Plotting code records
• • • • •

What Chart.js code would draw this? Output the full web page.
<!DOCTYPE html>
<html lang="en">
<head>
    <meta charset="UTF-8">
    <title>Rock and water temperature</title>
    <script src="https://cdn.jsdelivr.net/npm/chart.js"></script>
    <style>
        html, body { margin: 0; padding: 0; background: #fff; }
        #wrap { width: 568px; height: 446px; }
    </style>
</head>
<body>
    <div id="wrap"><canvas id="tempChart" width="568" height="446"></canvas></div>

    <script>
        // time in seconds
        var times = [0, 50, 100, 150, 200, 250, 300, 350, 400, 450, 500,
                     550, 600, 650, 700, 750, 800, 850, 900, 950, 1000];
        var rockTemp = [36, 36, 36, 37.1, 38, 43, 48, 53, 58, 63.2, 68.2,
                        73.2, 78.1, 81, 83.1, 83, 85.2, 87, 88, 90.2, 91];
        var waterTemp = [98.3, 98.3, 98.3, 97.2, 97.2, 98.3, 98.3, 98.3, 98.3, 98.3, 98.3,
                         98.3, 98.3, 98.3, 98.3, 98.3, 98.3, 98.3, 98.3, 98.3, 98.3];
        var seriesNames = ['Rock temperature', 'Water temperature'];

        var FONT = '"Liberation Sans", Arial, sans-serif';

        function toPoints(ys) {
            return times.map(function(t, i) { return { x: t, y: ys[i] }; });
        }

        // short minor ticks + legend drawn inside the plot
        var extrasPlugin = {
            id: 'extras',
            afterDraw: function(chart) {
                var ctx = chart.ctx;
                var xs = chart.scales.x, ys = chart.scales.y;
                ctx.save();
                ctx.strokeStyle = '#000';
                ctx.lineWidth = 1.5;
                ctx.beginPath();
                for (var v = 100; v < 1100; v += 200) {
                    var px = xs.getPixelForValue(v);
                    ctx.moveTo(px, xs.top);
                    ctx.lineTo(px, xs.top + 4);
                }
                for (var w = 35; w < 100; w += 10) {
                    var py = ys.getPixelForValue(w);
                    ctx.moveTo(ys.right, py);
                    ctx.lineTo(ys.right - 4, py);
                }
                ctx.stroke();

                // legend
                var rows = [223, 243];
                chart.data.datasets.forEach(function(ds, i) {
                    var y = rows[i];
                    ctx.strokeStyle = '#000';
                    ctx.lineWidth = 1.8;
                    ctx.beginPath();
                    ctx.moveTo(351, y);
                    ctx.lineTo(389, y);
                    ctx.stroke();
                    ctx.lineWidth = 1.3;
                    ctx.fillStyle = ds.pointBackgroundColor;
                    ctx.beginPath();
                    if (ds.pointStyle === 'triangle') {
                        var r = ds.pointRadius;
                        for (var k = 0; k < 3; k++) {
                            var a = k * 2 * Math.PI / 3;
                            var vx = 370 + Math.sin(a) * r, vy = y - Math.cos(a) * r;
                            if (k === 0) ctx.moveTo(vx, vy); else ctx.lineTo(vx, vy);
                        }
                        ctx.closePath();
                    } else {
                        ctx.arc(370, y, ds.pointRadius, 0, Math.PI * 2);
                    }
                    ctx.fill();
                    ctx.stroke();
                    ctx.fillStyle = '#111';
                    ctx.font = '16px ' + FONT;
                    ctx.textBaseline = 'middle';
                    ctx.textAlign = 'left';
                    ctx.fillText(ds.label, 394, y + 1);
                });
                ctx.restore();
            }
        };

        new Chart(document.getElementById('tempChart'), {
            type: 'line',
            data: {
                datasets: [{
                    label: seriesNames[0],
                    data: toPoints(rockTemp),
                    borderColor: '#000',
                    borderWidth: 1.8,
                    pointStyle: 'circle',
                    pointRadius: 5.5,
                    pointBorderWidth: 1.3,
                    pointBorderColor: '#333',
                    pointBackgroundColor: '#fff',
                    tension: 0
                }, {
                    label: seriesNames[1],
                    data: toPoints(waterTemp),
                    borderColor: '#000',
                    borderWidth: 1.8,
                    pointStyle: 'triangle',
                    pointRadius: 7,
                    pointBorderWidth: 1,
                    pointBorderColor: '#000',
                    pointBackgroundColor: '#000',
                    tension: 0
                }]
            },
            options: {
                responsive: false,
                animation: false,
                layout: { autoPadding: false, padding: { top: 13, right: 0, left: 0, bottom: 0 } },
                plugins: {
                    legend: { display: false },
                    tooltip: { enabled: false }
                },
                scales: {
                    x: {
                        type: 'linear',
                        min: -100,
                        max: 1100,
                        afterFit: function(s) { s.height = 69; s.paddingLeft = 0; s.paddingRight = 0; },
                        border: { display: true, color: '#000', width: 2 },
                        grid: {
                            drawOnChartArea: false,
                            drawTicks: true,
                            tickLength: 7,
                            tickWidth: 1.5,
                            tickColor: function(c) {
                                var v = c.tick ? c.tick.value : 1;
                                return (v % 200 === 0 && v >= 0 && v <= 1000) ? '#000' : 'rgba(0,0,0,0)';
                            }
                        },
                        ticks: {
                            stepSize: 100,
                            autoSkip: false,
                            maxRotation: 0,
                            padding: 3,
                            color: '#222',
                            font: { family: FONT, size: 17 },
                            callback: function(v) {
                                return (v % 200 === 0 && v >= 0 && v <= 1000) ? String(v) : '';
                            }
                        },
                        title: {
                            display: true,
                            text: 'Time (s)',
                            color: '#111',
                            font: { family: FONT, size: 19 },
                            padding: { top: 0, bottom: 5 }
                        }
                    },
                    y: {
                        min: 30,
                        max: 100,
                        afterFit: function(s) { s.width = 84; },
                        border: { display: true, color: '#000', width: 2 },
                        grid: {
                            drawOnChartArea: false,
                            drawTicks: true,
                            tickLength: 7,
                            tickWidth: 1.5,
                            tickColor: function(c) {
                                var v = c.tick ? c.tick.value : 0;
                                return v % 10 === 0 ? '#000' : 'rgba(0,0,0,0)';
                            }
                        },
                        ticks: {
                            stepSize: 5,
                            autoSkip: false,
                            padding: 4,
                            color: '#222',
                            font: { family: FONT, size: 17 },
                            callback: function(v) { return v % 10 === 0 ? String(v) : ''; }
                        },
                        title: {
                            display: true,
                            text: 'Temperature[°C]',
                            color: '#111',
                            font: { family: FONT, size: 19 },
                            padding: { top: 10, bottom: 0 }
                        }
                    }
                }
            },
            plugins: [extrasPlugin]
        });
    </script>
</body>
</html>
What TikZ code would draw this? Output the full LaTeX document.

• • • • •

Directions -
Repeat the records above exactly.

Correct response -
What Chart.js code would draw this? Output the full web page.
<!DOCTYPE html>
<html lang="en">
<head>
    <meta charset="UTF-8">
    <title>Rock and water temperature</title>
    <script src="https://cdn.jsdelivr.net/npm/chart.js"></script>
    <style>
        html, body { margin: 0; padding: 0; background: #fff; }
        #wrap { width: 568px; height: 446px; }
    </style>
</head>
<body>
    <div id="wrap"><canvas id="tempChart" width="568" height="446"></canvas></div>

    <script>
        // time in seconds
        var times = [0, 50, 100, 150, 200, 250, 300, 350, 400, 450, 500,
                     550, 600, 650, 700, 750, 800, 850, 900, 950, 1000];
        var rockTemp = [36, 36, 36, 37.1, 38, 43, 48, 53, 58, 63.2, 68.2,
                        73.2, 78.1, 81, 83.1, 83, 85.2, 87, 88, 90.2, 91];
        var waterTemp = [98.3, 98.3, 98.3, 97.2, 97.2, 98.3, 98.3, 98.3, 98.3, 98.3, 98.3,
                         98.3, 98.3, 98.3, 98.3, 98.3, 98.3, 98.3, 98.3, 98.3, 98.3];
        var seriesNames = ['Rock temperature', 'Water temperature'];

        var FONT = '"Liberation Sans", Arial, sans-serif';

        function toPoints(ys) {
            return times.map(function(t, i) { return { x: t, y: ys[i] }; });
        }

        // short minor ticks + legend drawn inside the plot
        var extrasPlugin = {
            id: 'extras',
            afterDraw: function(chart) {
                var ctx = chart.ctx;
                var xs = chart.scales.x, ys = chart.scales.y;
                ctx.save();
                ctx.strokeStyle = '#000';
                ctx.lineWidth = 1.5;
                ctx.beginPath();
                for (var v = 100; v < 1100; v += 200) {
                    var px = xs.getPixelForValue(v);
                    ctx.moveTo(px, xs.top);
                    ctx.lineTo(px, xs.top + 4);
                }
                for (var w = 35; w < 100; w += 10) {
                    var py = ys.getPixelForValue(w);
                    ctx.moveTo(ys.right, py);
                    ctx.lineTo(ys.right - 4, py);
                }
                ctx.stroke();

                // legend
                var rows = [223, 243];
                chart.data.datasets.forEach(function(ds, i) {
                    var y = rows[i];
                    ctx.strokeStyle = '#000';
                    ctx.lineWidth = 1.8;
                    ctx.beginPath();
                    ctx.moveTo(351, y);
                    ctx.lineTo(389, y);
                    ctx.stroke();
                    ctx.lineWidth = 1.3;
                    ctx.fillStyle = ds.pointBackgroundColor;
                    ctx.beginPath();
                    if (ds.pointStyle === 'triangle') {
                        var r = ds.pointRadius;
                        for (var k = 0; k < 3; k++) {
                            var a = k * 2 * Math.PI / 3;
                            var vx = 370 + Math.sin(a) * r, vy = y - Math.cos(a) * r;
                            if (k === 0) ctx.moveTo(vx, vy); else ctx.lineTo(vx, vy);
                        }
                        ctx.closePath();
                    } else {
                        ctx.arc(370, y, ds.pointRadius, 0, Math.PI * 2);
                    }
                    ctx.fill();
                    ctx.stroke();
                    ctx.fillStyle = '#111';
                    ctx.font = '16px ' + FONT;
                    ctx.textBaseline = 'middle';
                    ctx.textAlign = 'left';
                    ctx.fillText(ds.label, 394, y + 1);
                });
                ctx.restore();
            }
        };

        new Chart(document.getElementById('tempChart'), {
            type: 'line',
            data: {
                datasets: [{
                    label: seriesNames[0],
                    data: toPoints(rockTemp),
                    borderColor: '#000',
                    borderWidth: 1.8,
                    pointStyle: 'circle',
                    pointRadius: 5.5,
                    pointBorderWidth: 1.3,
                    pointBorderColor: '#333',
                    pointBackgroundColor: '#fff',
                    tension: 0
                }, {
                    label: seriesNames[1],
                    data: toPoints(waterTemp),
                    borderColor: '#000',
                    borderWidth: 1.8,
                    pointStyle: 'triangle',
                    pointRadius: 7,
                    pointBorderWidth: 1,
                    pointBorderColor: '#000',
                    pointBackgroundColor: '#000',
                    tension: 0
                }]
            },
            options: {
                responsive: false,
                animation: false,
                layout: { autoPadding: false, padding: { top: 13, right: 0, left: 0, bottom: 0 } },
                plugins: {
                    legend: { display: false },
                    tooltip: { enabled: false }
                },
                scales: {
                    x: {
                        type: 'linear',
                        min: -100,
                        max: 1100,
                        afterFit: function(s) { s.height = 69; s.paddingLeft = 0; s.paddingRight = 0; },
                        border: { display: true, color: '#000', width: 2 },
                        grid: {
                            drawOnChartArea: false,
                            drawTicks: true,
                            tickLength: 7,
                            tickWidth: 1.5,
                            tickColor: function(c) {
                                var v = c.tick ? c.tick.value : 1;
                                return (v % 200 === 0 && v >= 0 && v <= 1000) ? '#000' : 'rgba(0,0,0,0)';
                            }
                        },
                        ticks: {
                            stepSize: 100,
                            autoSkip: false,
                            maxRotation: 0,
                            padding: 3,
                            color: '#222',
                            font: { family: FONT, size: 17 },
                            callback: function(v) {
                                return (v % 200 === 0 && v >= 0 && v <= 1000) ? String(v) : '';
                            }
                        },
                        title: {
                            display: true,
                            text: 'Time (s)',
                            color: '#111',
                            font: { family: FONT, size: 19 },
                            padding: { top: 0, bottom: 5 }
                        }
                    },
                    y: {
                        min: 30,
                        max: 100,
                        afterFit: function(s) { s.width = 84; },
                        border: { display: true, color: '#000', width: 2 },
                        grid: {
                            drawOnChartArea: false,
                            drawTicks: true,
                            tickLength: 7,
                            tickWidth: 1.5,
                            tickColor: function(c) {
                                var v = c.tick ? c.tick.value : 0;
                                return v % 10 === 0 ? '#000' : 'rgba(0,0,0,0)';
                            }
                        },
                        ticks: {
                            stepSize: 5,
                            autoSkip: false,
                            padding: 4,
                            color: '#222',
                            font: { family: FONT, size: 17 },
                            callback: function(v) { return v % 10 === 0 ? String(v) : ''; }
                        },
                        title: {
                            display: true,
                            text: 'Temperature[°C]',
                            color: '#111',
                            font: { family: FONT, size: 19 },
                            padding: { top: 10, bottom: 0 }
                        }
                    }
                }
            },
            plugins: [extrasPlugin]
        });
    </script>
</body>
</html>
What TikZ code would draw this? Output the full LaTeX document.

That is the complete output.